In un’ottica idealista, una
politica di “engagement” della Cina su tale questione sarebbe un utile
strumento di pressione affinché il governo di Pechino emani leggi che limitino
l’impatto ambientale delle produzioni industriali, investa risorse nella tutela
ambientale, e ascolti le proteste che sempre più di frequente scuotono il suo
tessuto sociale.
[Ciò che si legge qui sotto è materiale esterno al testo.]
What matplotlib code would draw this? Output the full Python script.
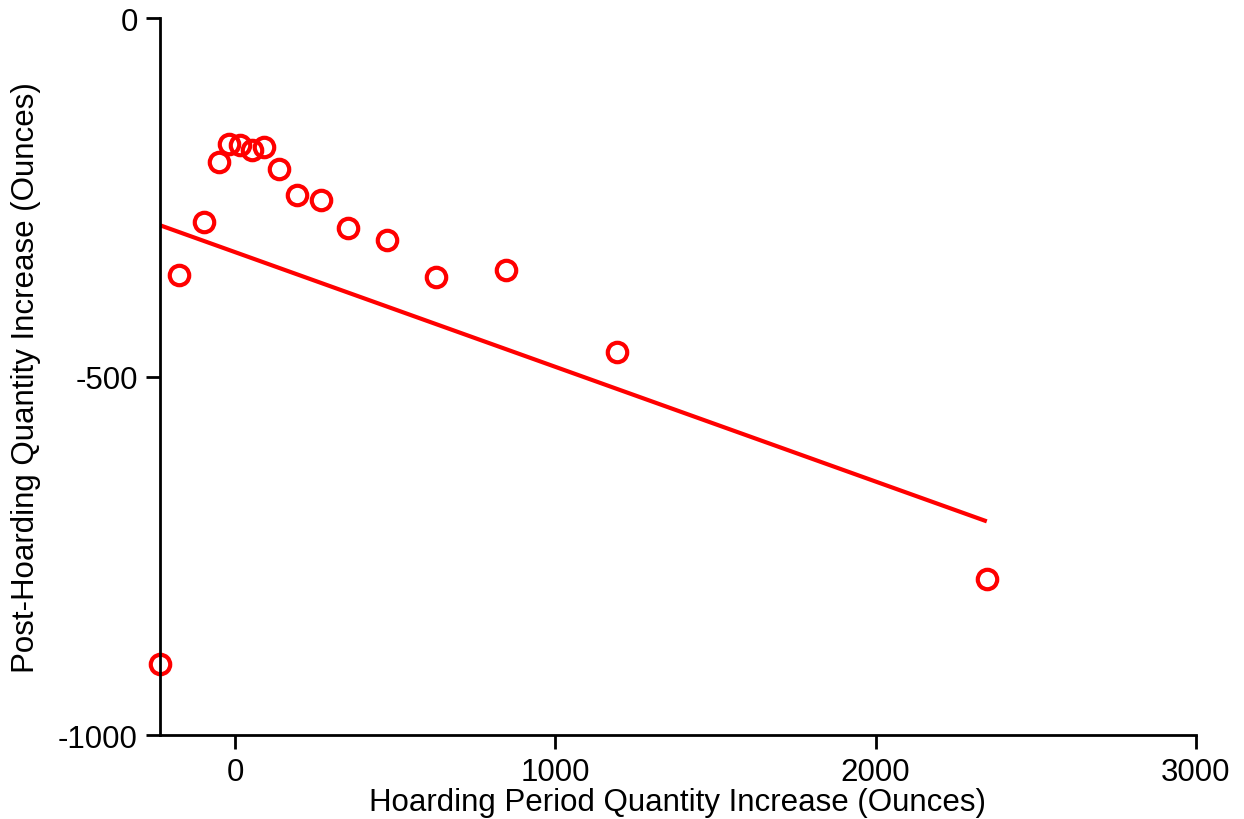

In un’ottica realista, tale politica sarebbe ugualmente utile
perché porterebbe nell’economia cinese quei costi sociali e ambientali che le
imprese sostengono in Europa, attenuando così la fortissima concorrenza sleale
che i prodotti cinesi fanno a quelli “Made in EU”. Negli ultimi anni l’Europa
ha efficacemente assunto una posizione di leadership mondiale sul tema del
riscaldamento climatico, sostenendo in maniera unitaria la posizione più avanzata
nei fori internazionali e cercando di implementare al suo interno dei sistemi
di controllo delle emissioni più o meno efficaci. Sembra dunque avere oggi la
credibilità e la forza necessarie per spingere le altre grandi potenze verso
impegni vincolanti sul clima, e se sarà capace di sfuggire alla trappola
dell’anti-americanismo e di negoziare serratamene con Pechino ci guadagneranno
sia i cittadini europei che quelli cinesi.